Finding the constraint equation of a circuit with a dependent voltage

[The Electrician]

I question the polarity of the current controlled voltage source.
It is shown inverted in the original diagram.

Exactly what are you getting at when you say "I question the polarity of the current controlled voltage source."? That source is indeed shown inverted in the diagram as you assert, so what is your point?

 

[Baluncore]

It is OK. The 10 V source is sinking conventional current, so Id is negative.
Multiply by 20 and invert the CCVS to get +64 V, which sources the current to be sunk by the 10 V.

 

[BvU]

I question the polarity of the current controlled voltage source.
It is shown inverted in the original diagram.

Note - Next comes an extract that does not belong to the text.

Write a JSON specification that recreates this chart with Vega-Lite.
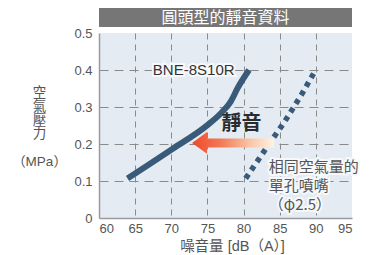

Only means a negative answer instead of a positive

 

[Baluncore]

Only means a negative answer instead of a positive

Not quite.
I think if you reverse the CCVS polarity it produces 6.80851 V, and Vo becomes +7.65957 V.
The 10.0 V becomes a positive current source, so the CCVS is also positive.

 

[BvU]

My turn to be confused: if $V_2=+64$ V, the CCVS delivers $-$64 V and pumps 3.8 A towards point V2. The $-$64 is 20 times the $-$3.2 A $i_\Delta$.

If the CCVS sets $V_2=+ 6.80851$ V, the dial must read $-6.80851$ V which is minus 20 times the then $-$0.34 A $i_\Delta$.

 

[The Electrician]

My turn to be confused: if $V_2=+64$ V, the CCVS delivers $-$64 V and pumps 3.8 A towards point V2. The $-$64 is 20 times the $-$3.2 A $i_\Delta$.

If the CCVS sets $V_2=+ 6.80851$ V, the dial must read $-6.80851$ V which is minus 20 times the then $-$0.34 A $i_\Delta$.

Your first short paragraph above describes the situation as shown in the schematic of post #1.

The second short paragraph describes what would happen if the CCVS control law were changed from 20 IΔ to -20 IΔ, or if the orientation of the CCVS were flipped upside down with no change to the control law.

That's what Baluncore is referring to when he says "reverse the CCVS polarity".